SAN FRANCISCO, CA – September 27, 2012 – Quantcast, the company that’s harnessing big data to deliver audience measurement and targeting solutions, today announced the release of the Quantcast File System (QFS) to open source. Evolved from the Kosmos Distributed File System (KFS, also known as CloudStore), QFS offers a higher performance alternative to the Hadoop Data File System (HDFS) for batch data processing, significantly improving data I/O speeds and halving the disk space required to reliably store massive data sets. Fully integrable with Apache Hadoop, QFS has been live at Quantcast for four years, reliably handling petabyte-scale production workloads.
The pioneer of direct audience measurement and a leading provider of real-time audience targeting, Quantcast enables online marketers and publishers to identify key audiences and create relevant advertising and more meaningful interactions with consumers. The company directly measures more than 100 million web destinations, collects well in excess of 500 billion new data records per month and, using QFS as its primary data store, exceeds 20 petabytes of daily processing.

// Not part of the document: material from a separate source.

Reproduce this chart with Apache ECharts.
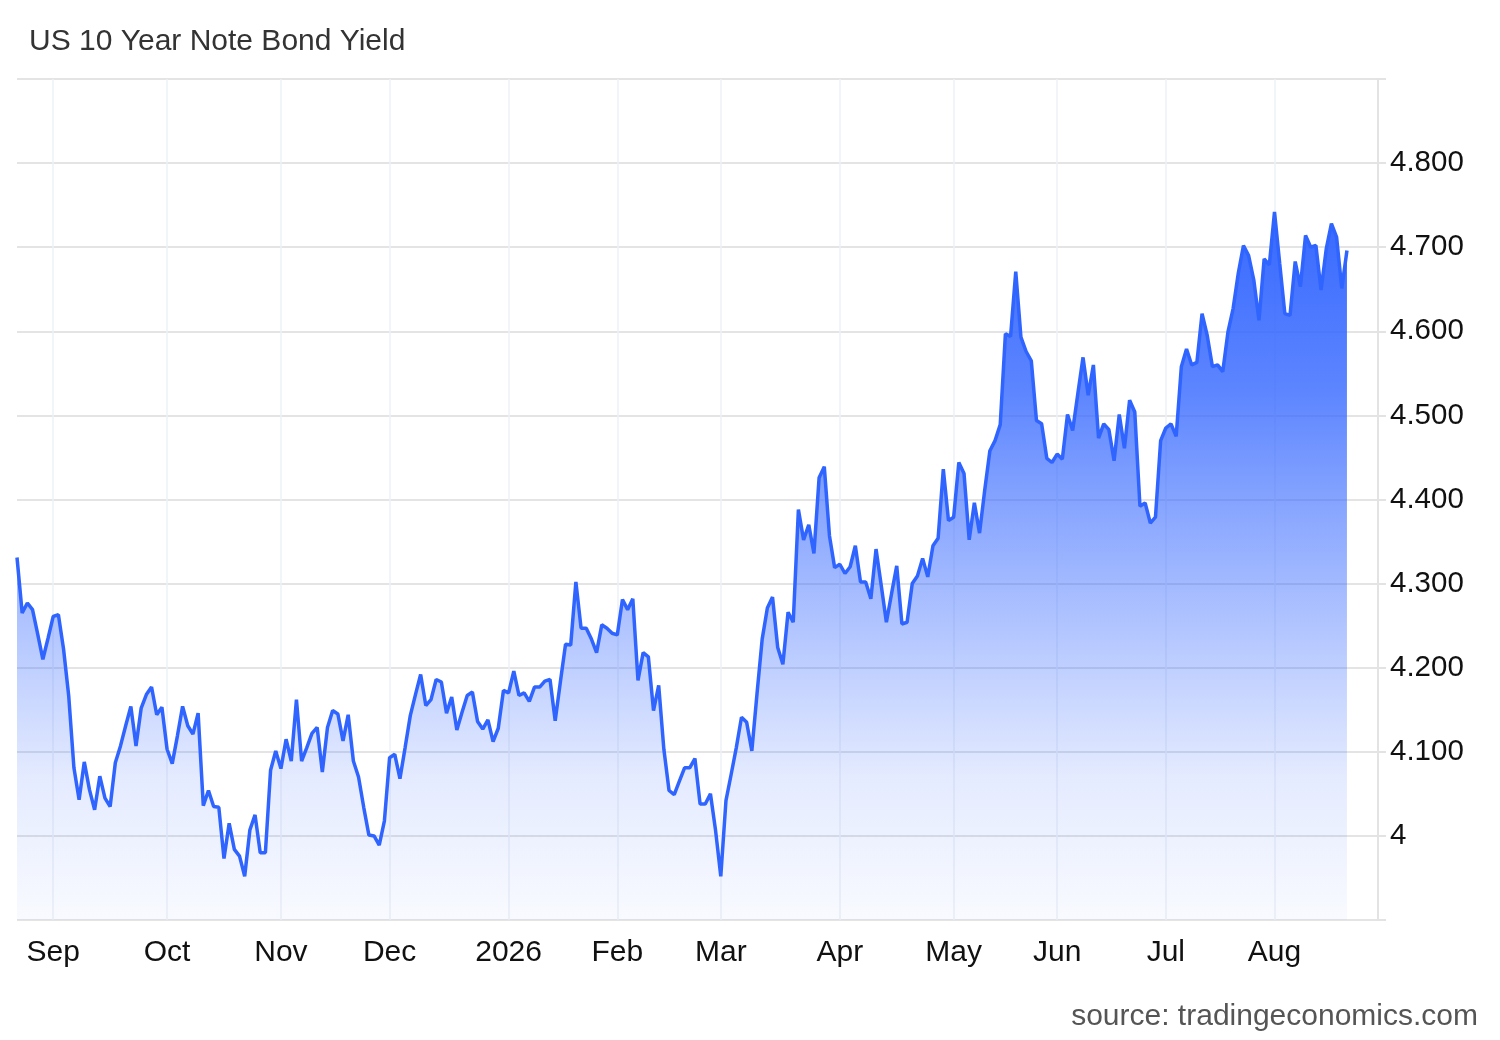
<!DOCTYPE html>
<html>
<head>
<meta charset="utf-8">
<script src="https://cdn.jsdelivr.net/npm/echarts@6/dist/echarts.min.js"></script>
<style>
  html, body { margin: 0; padding: 0; background: #ffffff; }
  #chart { width: 1500px; height: 1040px; }
</style>
</head>
<body>
<div id="chart"></div>
<script>
// Daily yield values (%), left to right
const yields = [
  4.331, 4.265, 4.277, 4.269, 4.240, 4.210, 4.235, 4.261, 4.263, 4.222,
  4.166, 4.081, 4.043, 4.088, 4.055, 4.031, 4.071, 4.045, 4.035, 4.087,
  4.107, 4.131, 4.154, 4.107, 4.152, 4.168, 4.177, 4.144, 4.153, 4.103,
  4.086, 4.119, 4.154, 4.131, 4.121, 4.146, 4.036, 4.054, 4.035, 4.034,
  3.973, 4.015, 3.984, 3.976,
  3.952, 4.007, 4.025, 3.980, 3.980, 4.078, 4.101, 4.080, 4.115, 4.089,
  4.162, 4.089, 4.105, 4.122, 4.129, 4.076, 4.129, 4.149, 4.145, 4.113,
  4.144, 4.089, 4.070, 4.034, 4.001, 4.000, 3.989, 4.018, 4.093, 4.097,
  4.068, 4.105, 4.143, 4.168, 4.192, 4.155, 4.162, 4.186, 4.183, 4.146,
  4.165, 4.126,
  4.147, 4.167, 4.171, 4.136, 4.127, 4.138, 4.112, 4.128, 4.173, 4.170,
  4.196, 4.167, 4.170, 4.160, 4.177, 4.177, 4.184, 4.186, 4.137, 4.183,
  4.228, 4.227, 4.302, 4.247, 4.247, 4.234, 4.218, 4.251, 4.247, 4.241,
  4.239, 4.281, 4.269, 4.282, 4.185, 4.218, 4.213, 4.149, 4.179, 4.103,
  4.054, 4.049, 4.065, 4.081,
  4.081, 4.092, 4.038, 4.038, 4.050, 4.006, 3.952, 4.042, 4.073, 4.105,
  4.141, 4.135, 4.101, 4.169, 4.234, 4.271, 4.284, 4.224, 4.204, 4.266,
  4.254, 4.388, 4.352, 4.370, 4.336, 4.426, 4.439, 4.357, 4.319, 4.323,
  4.312, 4.320, 4.345, 4.302, 4.302, 4.282, 4.341, 4.298, 4.254, 4.288,
  4.321, 4.252, 4.254,
  4.300, 4.309, 4.330, 4.308, 4.345, 4.354, 4.436, 4.375, 4.379, 4.444,
  4.431, 4.352, 4.396, 4.360, 4.411, 4.458, 4.470, 4.489, 4.597, 4.594,
  4.671, 4.593, 4.576, 4.565, 4.494, 4.490, 4.449, 4.444, 4.454, 4.448,
  4.501, 4.482, 4.526, 4.569, 4.524, 4.560, 4.473, 4.490, 4.483, 4.446,
  4.501, 4.461, 4.518, 4.504, 4.392, 4.396, 4.372, 4.379, 4.470, 4.485,
  4.490, 4.475, 4.558, 4.579, 4.560, 4.563, 4.621, 4.595,
  4.558, 4.560, 4.552, 4.599, 4.627, 4.669, 4.702, 4.690, 4.661, 4.613,
  4.686, 4.679, 4.742, 4.681, 4.621, 4.619, 4.683, 4.653, 4.714, 4.700,
  4.702, 4.649, 4.698, 4.728, 4.712, 4.651, 4.696
];

// Month tick labels and the trading-day index where each month starts
const monthLabels = ['Sep', 'Oct', 'Nov', 'Dec', '2026', 'Feb', 'Mar', 'Apr', 'May', 'Jun', 'Jul', 'Aug'];
const monthStart  = [7, 29, 51, 72, 95, 116, 136, 159, 181, 201, 222, 243];

// Empty trading-day slots after the last observation (right-hand padding)
const trailingSlots = 6;

// Y-axis ticks
const yMin = 3.9, yMax = 4.9, yStep = 0.1;

const categories = [];
for (let i = 0; i < yields.length + trailingSlots; i++) categories.push(String(i));
const seriesData = categories.map((c, i) => (i < yields.length ? yields[i] : null));

const FONT = '"Liberation Sans", Arial, sans-serif';
const chart = echarts.init(document.getElementById('chart'));

chart.setOption({
  animation: false,
  backgroundColor: '#ffffff',
  title: {
    text: 'US 10 Year Note Bond Yield',
    left: 24,
    top: 22,
    textStyle: { fontSize: 30, fontWeight: 'normal', color: '#333333', fontFamily: FONT }
  },
  graphic: [{
    type: 'text',
    right: 22,
    top: 1002,
    style: {
      text: 'source: tradingeconomics.com',
      font: '30px ' + FONT,
      fill: '#555555'
    }
  }],
  grid: { left: 17, right: 122, top: 79, bottom: 120, containLabel: false },
  xAxis: {
    type: 'category',
    data: categories,
    boundaryGap: false,
    axisLine: { show: false },
    axisTick: { show: false },
    axisLabel: {
      interval: (idx) => monthStart.indexOf(idx) >= 0,
      formatter: (val, idx) => {
        const k = monthStart.indexOf(Number(val));
        return k >= 0 ? monthLabels[k] : '';
      },
      margin: 18,
      fontSize: 30,
      color: '#111111',
      fontFamily: FONT
    },
    splitLine: {
      show: true,
      interval: (idx) => monthStart.indexOf(idx) >= 0,
      lineStyle: { color: '#edf1f6', width: 1.5 }
    }
  },
  yAxis: {
    type: 'value',
    position: 'right',
    min: yMin,
    max: yMax,
    interval: yStep,
    axisLine: { show: true, lineStyle: { color: '#e3e3e3', width: 2 } },
    axisTick: { show: true, length: 8, lineStyle: { color: '#e3e3e3', width: 2 } },
    axisLabel: {
      margin: 12,
      fontSize: 29.5,
      color: '#111111',
      fontFamily: FONT,
      padding: [7, 0, 0, 0],
      formatter: (v) => {
        if (v < yMin + yStep / 2 || v > yMax - yStep / 2) return '';
        if (Math.abs(v - 4) < 1e-6) return '4';
        return v.toFixed(3);
      }
    },
    splitLine: { show: true, lineStyle: { color: '#e4e4e4', width: 2 } }
  },
  series: [{
    type: 'line',
    data: seriesData,
    showSymbol: false,
    symbol: 'none',
    connectNulls: false,
    lineStyle: { color: '#2f64ff', width: 3.5 },
    areaStyle: {
      opacity: 1,
      color: new echarts.graphic.LinearGradient(0, 0, 0, 1, [
        { offset: 0,    color: 'rgba(51,102,255,0.98)' },
        { offset: 0.25, color: 'rgba(51,102,255,0.80)' },
        { offset: 0.43, color: 'rgba(51,102,255,0.57)' },
        { offset: 0.62, color: 'rgba(51,102,255,0.34)' },
        { offset: 0.80, color: 'rgba(51,102,255,0.13)' },
        { offset: 1,    color: 'rgba(51,102,255,0.03)' }
      ])
    }
  }]
});
</script>
</body>
</html>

“Quantcast houses one of the world’s largest data sets and understands the challenges and opportunities of big data in a way that few organizations can. The sheer size and scale of its data set easily positions the company among the top five data processing organizations in the world, and its success leveraging QFS in production offers a compelling use case,” said Ben Woo, principal analyst and managing director at Neuralytix. “With the inherent ability to more efficiently store, manage and process data at multi-petabyte scale, QFS will be attractive to technology savvy organizations that require greater storage efficiency and performance from their Hadoop clusters. The project has the potential to be one of the most significant contributions to the open source community since the advent of Hadoop and HDFS.”

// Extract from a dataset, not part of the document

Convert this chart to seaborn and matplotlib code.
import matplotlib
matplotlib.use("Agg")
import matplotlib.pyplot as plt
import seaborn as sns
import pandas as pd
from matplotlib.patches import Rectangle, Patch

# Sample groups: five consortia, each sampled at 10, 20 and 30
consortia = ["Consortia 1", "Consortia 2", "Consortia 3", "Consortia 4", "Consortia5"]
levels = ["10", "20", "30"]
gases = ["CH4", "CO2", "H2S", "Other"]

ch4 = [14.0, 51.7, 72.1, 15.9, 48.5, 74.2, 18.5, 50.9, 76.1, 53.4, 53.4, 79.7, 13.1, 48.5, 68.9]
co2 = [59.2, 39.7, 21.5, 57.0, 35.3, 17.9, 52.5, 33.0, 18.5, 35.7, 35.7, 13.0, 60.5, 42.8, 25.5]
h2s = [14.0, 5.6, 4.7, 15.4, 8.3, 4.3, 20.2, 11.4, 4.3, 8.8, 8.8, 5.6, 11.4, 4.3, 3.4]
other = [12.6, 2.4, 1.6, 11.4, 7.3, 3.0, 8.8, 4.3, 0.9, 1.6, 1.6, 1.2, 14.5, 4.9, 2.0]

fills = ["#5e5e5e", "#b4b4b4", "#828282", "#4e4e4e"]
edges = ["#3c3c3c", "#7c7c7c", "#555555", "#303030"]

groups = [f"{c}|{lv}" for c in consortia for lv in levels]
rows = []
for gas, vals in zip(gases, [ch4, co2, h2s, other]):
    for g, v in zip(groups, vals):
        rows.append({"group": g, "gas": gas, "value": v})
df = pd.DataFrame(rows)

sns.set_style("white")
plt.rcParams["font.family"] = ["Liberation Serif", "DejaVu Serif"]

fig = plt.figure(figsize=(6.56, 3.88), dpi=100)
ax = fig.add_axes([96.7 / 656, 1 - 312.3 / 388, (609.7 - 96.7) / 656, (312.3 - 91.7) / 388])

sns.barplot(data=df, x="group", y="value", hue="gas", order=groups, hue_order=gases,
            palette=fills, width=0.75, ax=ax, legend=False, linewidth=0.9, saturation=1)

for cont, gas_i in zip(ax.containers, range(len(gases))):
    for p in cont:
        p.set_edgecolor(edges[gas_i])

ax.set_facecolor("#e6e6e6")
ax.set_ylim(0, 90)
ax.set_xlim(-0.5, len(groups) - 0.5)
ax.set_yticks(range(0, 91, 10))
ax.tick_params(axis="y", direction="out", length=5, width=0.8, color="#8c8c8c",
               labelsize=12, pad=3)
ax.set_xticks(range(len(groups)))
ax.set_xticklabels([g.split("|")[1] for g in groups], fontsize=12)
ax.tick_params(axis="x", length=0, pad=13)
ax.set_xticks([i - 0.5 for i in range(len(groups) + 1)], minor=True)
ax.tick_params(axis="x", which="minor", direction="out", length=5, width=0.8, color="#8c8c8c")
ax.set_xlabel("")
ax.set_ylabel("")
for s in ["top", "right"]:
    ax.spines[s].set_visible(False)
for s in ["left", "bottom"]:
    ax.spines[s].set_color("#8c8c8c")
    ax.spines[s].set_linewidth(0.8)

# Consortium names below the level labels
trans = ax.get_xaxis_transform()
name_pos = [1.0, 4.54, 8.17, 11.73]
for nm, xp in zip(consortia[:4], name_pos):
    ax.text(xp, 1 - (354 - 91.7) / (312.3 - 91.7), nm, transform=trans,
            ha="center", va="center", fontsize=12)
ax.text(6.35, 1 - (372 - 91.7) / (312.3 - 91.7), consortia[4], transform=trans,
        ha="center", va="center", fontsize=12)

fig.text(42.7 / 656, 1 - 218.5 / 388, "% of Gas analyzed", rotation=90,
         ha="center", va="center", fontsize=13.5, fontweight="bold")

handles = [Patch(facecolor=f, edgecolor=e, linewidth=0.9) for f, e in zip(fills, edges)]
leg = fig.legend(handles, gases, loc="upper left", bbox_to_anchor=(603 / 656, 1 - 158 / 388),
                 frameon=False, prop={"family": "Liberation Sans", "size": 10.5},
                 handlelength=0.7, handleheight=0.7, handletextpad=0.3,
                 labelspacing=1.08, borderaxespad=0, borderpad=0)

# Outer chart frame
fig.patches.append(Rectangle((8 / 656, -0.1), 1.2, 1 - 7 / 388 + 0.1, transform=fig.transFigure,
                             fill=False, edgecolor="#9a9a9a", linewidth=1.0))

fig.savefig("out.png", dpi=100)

KFS was designed to provide high-performance back-end storage infrastructure for batch processing of large data sets. Released to the open source community in 2007, KFS demonstrated the advantages that a native distributed file system implementation similar to HDFS could deliver, but was fundamentally experimental and insufficiently stable for production usage.
“I am thrilled that the file system the Quantcast team and I built has reached this level of maturity. As we discovered, achieving production reliability at a multi-petabyte scale on thousands of nodes is a long, difficult effort,” said Sriram Rao, originator of the KFS project and Principal Scientist Lead at Microsoft. “It’s a rare open source project that provides this much value and has such a track record in a tough production environment. I’m delighted the broader community will be able to benefit and continue to evolve it.”

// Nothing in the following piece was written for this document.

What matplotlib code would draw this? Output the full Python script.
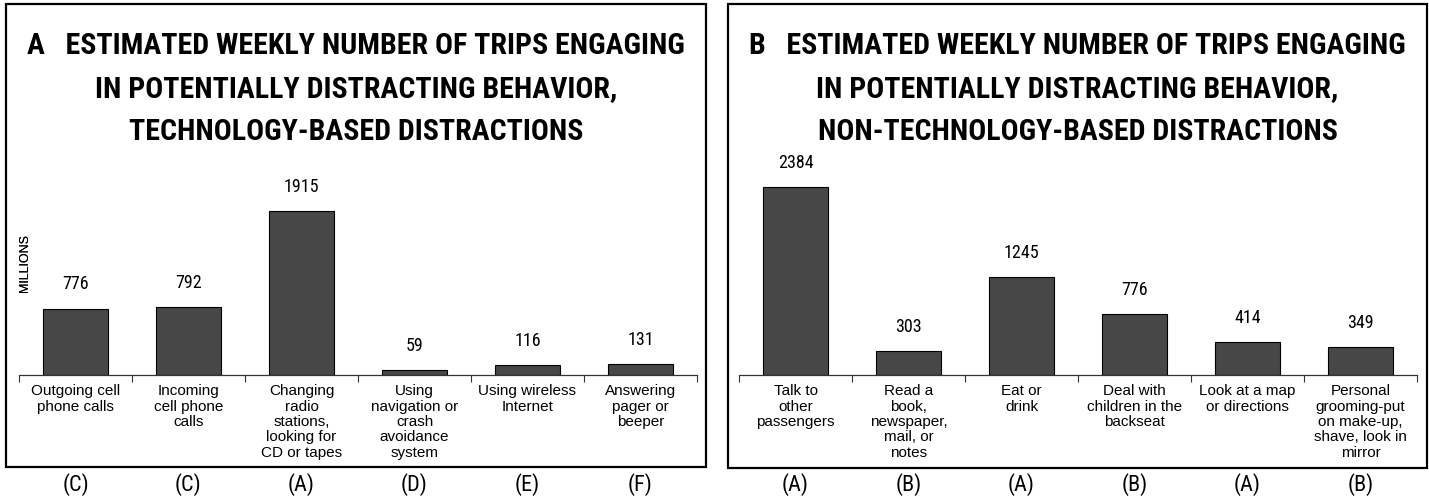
import matplotlib
matplotlib.use("Agg")
import matplotlib.pyplot as plt
from matplotlib import font_manager as fm
from matplotlib.patches import Rectangle
from matplotlib.transforms import blended_transform_factory

# data
tech_labels = ["Outgoing cell\nphone calls", "Incoming\ncell phone\ncalls",
               "Changing\nradio\nstations,\nlooking for\nCD or tapes",
               "Using\nnavigation or\ncrash\navoidance\nsystem",
               "Using wireless\nInternet", "Answering\npager or\nbeeper"]
tech_values = [776, 792, 1915, 59, 116, 131]
tech_grades = ["(C)", "(C)", "(A)", "(D)", "(E)", "(F)"]

nontech_labels = ["Talk to\nother\npassengers", "Read a\nbook,\nnewspaper,\nmail, or\nnotes",
                  "Eat or\ndrink", "Deal with\nchildren in the\nbackseat",
                  "Look at a map\nor directions",
                  "Personal\ngrooming-put\non make-up,\nshave, look in\nmirror"]
nontech_values = [2384, 303, 1245, 776, 414, 349]
nontech_grades = ["(A)", "(B)", "(A)", "(B)", "(A)", "(B)"]

title_a = ["A   ESTIMATED WEEKLY NUMBER OF TRIPS ENGAGING",
           "IN POTENTIALLY DISTRACTING BEHAVIOR,",
           "TECHNOLOGY-BASED DISTRACTIONS"]
title_b = ["B   ESTIMATED WEEKLY NUMBER OF TRIPS ENGAGING",
           "IN POTENTIALLY DISTRACTING BEHAVIOR,",
           "NON-TECHNOLOGY-BASED DISTRACTIONS"]

W, H = 1429, 502
fig = plt.figure(figsize=(W / 100, H / 100), dpi=100)


def have(name):
    try:
        fm.findfont(fm.FontProperties(family=name), fallback_to_default=False)
        return True
    except ValueError:
        return False


# pick a condensed face if one is installed, else plain Arial-like
narrow_name = next(f for f in ["Liberation Sans Narrow", "Arial Narrow",
                               "Roboto Condensed", "DejaVu Sans Condensed",
                               "Liberation Sans", "DejaVu Sans"] if have(f))
narrow = [narrow_name, "DejaVu Sans"]
regular = ["Liberation Sans", "DejaVu Sans"]


def fx(x):
    return x / W


def fy(y):
    return 1 - y / H


def panel(box, ax_x, ylim_top, labels, values, grades, title):
    # frame around the panel
    x0, y0, x1, y1 = box
    fig.add_artist(Rectangle((fx(x0), fy(y1)), fx(x1 - x0), (y1 - y0) / H,
                             transform=fig.transFigure, fill=False,
                             edgecolor="black", linewidth=1.6))
    # title lines, sized so the first line spans ~657 px like the original
    cx = (x0 + x1) / 2
    texts = [fig.text(fx(cx), fy(54 + 42.8 * i), line, ha="center",
                      va="baseline", fontsize=20, fontweight="bold",
                      family=narrow)
             for i, line in enumerate(title)]
    r = fig.canvas.get_renderer()
    wpx = texts[0].get_window_extent(r).width
    size = min(22, 20 * 657 / wpx)
    for t in texts:
        t.set_fontsize(size)

    ax = fig.add_axes([fx(ax_x[0]), fy(376), fx(ax_x[1] - ax_x[0]), 226 / H])
    n = len(values)
    pos = list(range(n))
    bars = ax.bar(pos, values, width=0.58, color="#474747",
                  edgecolor="black", linewidth=0.8)
    for b, v in zip(bars, values):
        ax.annotate(str(v), (b.get_x() + b.get_width() / 2, v),
                    xytext=(0, 14.5), textcoords="offset points",
                    ha="center", va="baseline", fontsize=13, family=narrow)
    ax.set_xlim(-0.5, n - 0.5)
    ax.set_ylim(0, ylim_top)
    for s in ["top", "right", "left"]:
        ax.spines[s].set_visible(False)
    ax.spines["bottom"].set_color("#333333")
    ax.spines["bottom"].set_linewidth(0.9)
    ax.set_yticks([])
    ax.set_xticks(pos)
    ax.set_xticklabels(labels, fontsize=11, family=regular, linespacing=1.12)
    ax.tick_params(axis="x", which="major", length=0, pad=6)
    ax.set_xticks([i - 0.5 for i in range(n + 1)], minor=True)
    ax.tick_params(axis="x", which="minor", length=5, width=0.8,
                   color="#333333", direction="out")
    ax.text((25 - ax_x[0]) / (ax_x[1] - ax_x[0]), 0.5, "MILLIONS",
            transform=ax.transAxes, rotation=90, ha="center", va="center",
            fontsize=9, family=regular)
    tr = blended_transform_factory(ax.transData, fig.transFigure)
    for i, g in enumerate(grades):
        ax.text(i, fy(485), g, transform=tr, ha="center", va="center",
                fontsize=16, family=narrow, clip_on=False)
    return ax


panel((6, 5, 706, 468), (19, 697), 226 / 0.08564, tech_labels, tech_values,
      tech_grades, title_a)
panel((728, 5, 1427, 469), (739, 1417), 226 / 0.07886, nontech_labels,
      nontech_values, nontech_grades, title_b)

fig.savefig("out.png", dpi=100)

Quantcast adopted KFS in 2008, and QFS emerged from its work to significantly extend the platform’s performance, efficiency and management features to support daily production use. The company has operated with QFS as its primary production file system for over one year, during which time it has handled more than 4 exabytes of IO. QFS’s significant performance improvements are achieved while simultaneously reducing disk storage requirements by 50% as compared to HDFS, with commensurate savings in capital and operating costs.
The QFS 1.0 release has enterprise-ready features that include: • Fast implementation in C++ with highly optimized metaserver (name node).
• Feedback-directed chunk allocation directs new data chunks to drives based on their available space and dynamic workload. • Coordinated restarts allow the metaserver to distinguish planned maintenance from node failure and invoke data recovery procedures only for the latter. • Unix-style permissions control access to files based on user and group identity. • User logging keeps file-level creation and access records. • Direct I/O optimizes disk access for highest performance. • Fixed-footprint memory management keeps memory usage stable, performance consistent, and cluster nodes easy to administer. • File replication automatically maintains multiple copies of data when desired. • Concurrent append allows multiple processes to write efficiently to one file, enabling high volume logging and efficient sort algorithms. • Reed-Solomon error correction ensures data availability with only 50% data expansion (compared to 200% for HDFS). • Hadoop compatibility plug-in makes QFS fully compatible with Apache Hadoop, offering a high-performance alternative for HDFS.
“In our Big Data future, file systems such as QFS will underpin cost-effective critical infrastructure for commerce and government. Just as performance and cost efficiency are key attributes of a file system, so are integrity and reliability, and we believe that the open source community is the most effective and sustainable path to dependable, enduring file system software,” said Konrad Feldman, CEO at Quantcast. “Quantcast makes use of open source software and by making our own contribution with QFS we’re hopeful that others will benefit as we have, and that community collaboration will enable QFS to meet the production demands of big data environments for years to come.”
Quantcast File System (QFS) is an open-source distributed file system that offers greater efficiency and cost-effectiveness for large Hadoop and other batch-processing environments. Through Reed-Solomon error correction, finely optimized disk and memory management in C++, load balancing and production management features refined on Quantcast’s petabyte-scale workloads, QFS achieves significant performance improvements versus Hadoop’s standard HDFS, while also reducing the storage footprint by 50%. QFS is plug-in compatible with Apache Hadoop and is available for free download under the Apache 2 license at quantcast.github.com/qfs.